# Phalanx & The Rock



## Coder59 (Aug 23, 2009)

Phalanx the space borne fortress monastery of the Imperial Fists. 

The Rock the space born fortress monastery of the Dark Angels and last remaining fragment of their homeworld. 

My question is does anybody have any concrete info on the capability and size of these damn things? They seem to be the two biggest, baddest pieces of hardware in the Imperium, but does anybody actually have any idea about what they can do. 

I know it's rumored that The Rock has engines and can move anywhere at the behest of the Master of the Chapter. And I know that Phalanx is supposed to be powerful enough to take on entire battle groups of navy ships but do we actually have any examples of this?


----------



## Imperious (May 20, 2009)

I guess a start would be to compare it an Imperial Retribution Class vessel to get an ideal of the scale.


----------



## gen.ahab (Dec 22, 2009)

Well the shields of the Rock can stand up to punishment that would shatter planets.


----------



## Imperious (May 20, 2009)

I guess I misunderstood. Are you looking for the physical dimensions or armament ?
Or both?

I don't know of any tech blueprints for 40k like they have for Star Trek and Star Wars. That would be cool if they did. And if they don't... then wake up GW!


----------



## Coder59 (Aug 23, 2009)

Imperious Rex said:


> I guess I misunderstood. Are you looking for the physical dimensions or armament ?
> Or both?
> 
> I don't know of any tech blueprints for 40k like they have for Star Trek and Star Wars. That would be cool if they did. And if they don't... then wake up GW!

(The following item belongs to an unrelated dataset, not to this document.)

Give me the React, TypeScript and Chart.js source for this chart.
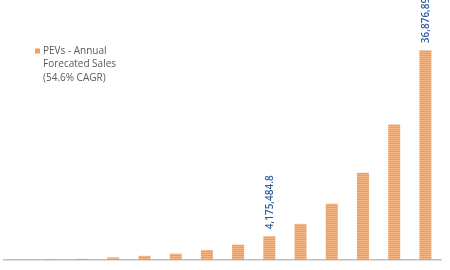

I'm looking more for capabilities. I'm already fairly sure about the physical dimentions. I know The Rock is supposed to be the biggest space-going vessel in the Imperium and Phalanx is supposed to be possibly the deadliest. The only clue to their size I can come up with is that both are big enough to allow multiple Space Marine Battle Barges to Dry-Dock with them.

Sorry if I wasn't too clear.


----------



## Warlock in Training (Jun 10, 2008)

Imperious Rex said:


> I don't know of any tech blueprints for 40k like they have for Star Trek and Star Wars. That would be cool if they did. And if they don't... then wake up GW!


Yeah that bothers me too.


----------



## beast187 (Sep 6, 2009)

As stated in the "Lighting Tower," when the Emperor first came to Dorn's home planet, Dorn face a thousand warships with Phalanx. 

Now this may be an example of arrogance or concession, but with Dorn's strategic background, one could infer that the Phalanx was capable of taking on all of the Imperial warships, and Dorn knowing this met them face to face.

Hope this helps.


----------



## Coder59 (Aug 23, 2009)

beast187 said:


> As stated in the "Lighting Tower," when the Emperor first came to Dorn's home planet, Dorn face a thousand warships with Phalanx.
> 
> Now this may be an example of arrogance or concession, but with Dorn's strategic background, one could infer that the Phalanx was capable of taking on all of the Imperial warships, and Dorn knowing this met them face to face.
> 
> Hope this helps.


See I always had a different view of that. Dorn was always supposed to be one of the few primarchs who didn't challenge the Emperor. I always thought of it as Dorn going out to meet and talk with the Emperor and present Phalanx and himself to the Emperor.


----------



## darkreever (Apr 3, 2008)

Coder59 said:


> and present Phalanx and himself to the Emperor.


That would be because thats exactly what he did. The Phalanx may have been able to take on those thousands on ships, but he knew they were part of something vast and great, just as he likely was himself. So Dorn did what was sensible, he met with the leader of that fleet and presented himself as someone who would like to join this great cause only to discover that he was meeting his own father.

From what I remember reading in regards to the Phalanx, its the size of a small moon and more powerful than most fortress monasteries, which in any sort of gaming terms you base off ramilese star forts.


----------